Dataset of Bessel function Jn maxima and minima to 600 orders and 10000 extrema
Nicholas A. Mecholsky,
Sepideh Akhbarifar,
Werner Lutze,
Marek Brandys,
Ian L. Pegg
Affiliations
Nicholas A. Mecholsky
Corresponding author at: Department of Physics, The Catholic University of America, 620 Michigan Ave NE, Washington, D.C. 20064, United States.; Vitreous State Laboratory, United States; Department of Physics, The Catholic University of America, 620 Michigan Ave NE, Washington, D.C. 20064, United States
Sepideh Akhbarifar
Vitreous State Laboratory, United States; Department of Physics, The Catholic University of America, 620 Michigan Ave NE, Washington, D.C. 20064, United States
Werner Lutze
Vitreous State Laboratory, United States; Department of Physics, The Catholic University of America, 620 Michigan Ave NE, Washington, D.C. 20064, United States
Marek Brandys
Vitreous State Laboratory, United States; Department of Physics, The Catholic University of America, 620 Michigan Ave NE, Washington, D.C. 20064, United States
Ian L. Pegg
Vitreous State Laboratory, United States; Department of Physics, The Catholic University of America, 620 Michigan Ave NE, Washington, D.C. 20064, United States
Bessel functions of the first kind are ubiquitous in the sciences and engineering in solutions to cylindrical problems including electrostatics, heat flow, and the Schrödinger equation.

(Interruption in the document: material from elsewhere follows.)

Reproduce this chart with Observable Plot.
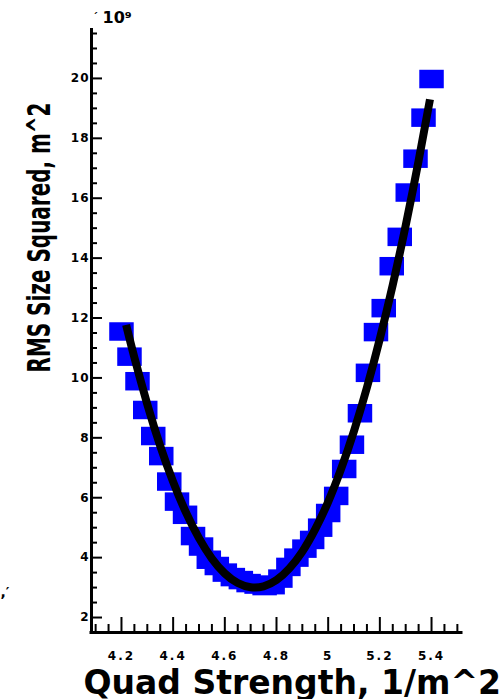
<!DOCTYPE html>
<html>
<head>
<meta charset="utf-8">
<script src="https://cdn.jsdelivr.net/npm/d3@7"></script>
<script src="https://cdn.jsdelivr.net/npm/@observablehq/plot@0.6"></script>
<style>
  body { margin: 0; background: #fff; }
  #chart svg { display: block; }
</style>
</head>
<body>
<div id="chart"></div>
<script>
// Quadrupole scan: beam size squared versus quad strength, with parabolic fit.
const quadStrength = [
  4.200, 4.231, 4.262, 4.292, 4.323, 4.354, 4.385, 4.415, 4.446, 4.477,
  4.508, 4.538, 4.569, 4.600, 4.631, 4.662, 4.692, 4.723, 4.754, 4.785,
  4.815, 4.846, 4.877, 4.908, 4.938, 4.969, 5.000, 5.031, 5.062, 5.092,
  5.123, 5.154, 5.185, 5.215, 5.246, 5.277, 5.308, 5.338, 5.369, 5.400
];
// RMS size squared, in units of 1e-9 m^2
const rmsSizeSquared = [
  11.55, 10.71, 9.89, 8.93, 8.06, 7.39, 6.54, 5.87, 5.43, 4.72,
  4.37, 3.93, 3.72, 3.50, 3.35, 3.25, 3.15, 3.10, 3.05, 3.08,
  3.30, 3.69, 4.00, 4.30, 4.59, 5.00, 5.49, 6.06, 6.96, 7.77,
  8.82, 10.17, 11.53, 12.33, 13.73, 14.71, 16.19, 17.32, 18.69, 19.98
];
// Fitted parabola
const fitStrength = [
  4.218, 4.25, 4.30, 4.35, 4.40, 4.45, 4.50, 4.55, 4.60, 4.65, 4.70, 4.75, 4.80,
  4.85, 4.90, 4.95, 5.00, 5.05, 5.10, 5.15, 5.20, 5.25, 5.30, 5.35, 5.394
];
const fitSize = [
  11.77, 10.68, 9.12, 7.73, 6.53, 5.50, 4.65, 3.97, 3.47, 3.15, 3.01, 3.04, 3.25,
  3.64, 4.20, 4.95, 5.86, 6.96, 8.23, 9.68, 11.31, 13.11, 15.09, 17.25, 19.30
];
const xTicks = [4.2, 4.4, 4.6, 4.8, 5.0, 5.2, 5.4];
const xTickLabels = ["4.2", "4.4", "4.6", "4.8", "5", "5.2", "5.4"];
const yTicks = [2, 4, 6, 8, 10, 12, 14, 16, 18, 20];
const yTickLabels = ["2", "4", "6", "8", "10", "12", "14", "16", "18", "20"];
const xTitle = "Quad Strength, 1/m^2";
const yTitle = "RMS Size Squared, m^2";
const yExponent = "10\u2079";

const points = quadStrength.map((x, i) => ({x, y: rmsSizeSquared[i]}));
const fit = fitStrength.map((x, i) => ({x, y: fitSize[i]}));

const W = 501, H = 699;
const margin = {left: 91, right: 40, top: 30, bottom: 67};
const frameW = W - margin.left - margin.right;
const frameH = H - margin.top - margin.bottom;
const xDomain = [4.084, 5.516];
const yDomain = [1.5, 21.6];

const xMinor = d3.range(4.1, 5.52, 0.05).filter(v => !xTicks.some(t => Math.abs(t - v) < 1e-6));
const yMinor = d3.range(2.5, 21.6, 0.5).filter(v => !yTicks.includes(v));

// Rectangular marker for the measured points
const rectSymbol = {
  draw(context) {
    const w = 12.25, h = 9.25;
    context.rect(-w, -h, 2 * w, 2 * h);
  }
};

const bold = {fontWeight: "bold"};

const chart = Plot.plot({
  width: W,
  height: H,
  marginLeft: margin.left,
  marginRight: margin.right,
  marginTop: margin.top,
  marginBottom: margin.bottom,
  style: {fontFamily: "DejaVu Sans", background: "#fff", color: "#000", overflow: "visible"},
  x: {domain: xDomain},
  y: {domain: yDomain},
  marks: [
    // measured points
    Plot.dot(points, {x: "x", y: "y", symbol: rectSymbol, fill: "#0000ff", stroke: null}),
    // fit curve
    Plot.line(fit, {x: "x", y: "y", stroke: "#000", strokeWidth: 8, curve: "natural", strokeLinecap: "butt"}),
    // inward tick marks
    Plot.tickX(xMinor, {x: d => d, insetTop: frameH - 8, stroke: "#000", strokeWidth: 2}),
    Plot.tickX(xTicks, {x: d => d, insetTop: frameH - 15, stroke: "#000", strokeWidth: 2}),
    Plot.tickY(yMinor, {y: d => d, insetRight: frameW - 6, stroke: "#000", strokeWidth: 2}),
    Plot.tickY(yTicks, {y: d => d, insetRight: frameW - 11, stroke: "#000", strokeWidth: 2}),
    // axis lines
    Plot.ruleX([xDomain[0]], {stroke: "#000", strokeWidth: 3, insetTop: -2}),
    Plot.ruleY([yDomain[0]], {stroke: "#000", strokeWidth: 3, strokeLinecap: "square"}),
    // tick labels
    Plot.axisX(xTicks, {label: null, tickSize: 0, tickPadding: 19, fontSize: 12, ...bold,
      tickFormat: d => xTickLabels[xTicks.indexOf(d)]}),
    Plot.axisY(yTicks, {label: null, tickSize: 0, tickPadding: 2, fontSize: 12, ...bold,
      tickFormat: d => yTickLabels[yTicks.indexOf(d)]}),
    // titles
    Plot.text([xTitle], {text: d => d, frameAnchor: "bottom-left", textAnchor: "start", lineAnchor: "bottom",
      dx: -8, dy: 61, fontSize: 33, ...bold}),
    Plot.text([yTitle], {text: d => d, frameAnchor: "left", textAnchor: "start", lineAnchor: "bottom",
      rotate: -90, dx: -42, dy: 372 - (margin.top + frameH / 2), fontSize: 32, ...bold}),
    // exponent
    Plot.text([yExponent], {text: d => d, frameAnchor: "top-left", textAnchor: "start", lineAnchor: "bottom",
      dx: 11, dy: -8, fontSize: 16, ...bold}),
    Plot.text(["\u00b4"], {text: d => d, frameAnchor: "top-left", textAnchor: "start", lineAnchor: "bottom",
      dx: 1, dy: -10, fontSize: 11, ...bold}),
    Plot.text([",\u2032"], {text: d => d, frameAnchor: "bottom-left", textAnchor: "start", lineAnchor: "bottom",
      dx: -91, dy: -36, fontSize: 14, ...bold})
  ]
});

// The vertical title is set in a tall face compressed along its run
d3.select(chart).selectAll("text")
  .filter(function () { return this.textContent === yTitle; })
  .attr("textLength", 270)
  .attr("lengthAdjust", "spacingAndGlyphs");

// Tick labels are letter-spaced
d3.select(chart).selectAll("[aria-label='x-axis tick label'] text")
  .style("letter-spacing", "2px");
d3.select(chart).selectAll("[aria-label='y-axis tick label'] text")
  .style("letter-spacing", "1px");

document.getElementById("chart").appendChild(chart);
</script>
</body>
</html>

The roots of the Bessel functions are often quoted and calculated, but the maxima and minima for each Bessel function, used to match Neumann boundary conditions, have not had the same treatment. Here we compute 10000 extrema for the first 600 orders of the Bessel function J. To do this, we employ an adaptive root solver bounded by the roots of the Bessel function and solve to an accuracy of 10−19. We compare with the existing literature (to 30 orders and 5 maxima and minima) and the results match exactly. It is hoped that these data provide values needed for orthogonal function expansions and numerical expressions including the calculation of geometric correction factors in the measurement of resistivity of materials, as is done in the original paper using these data.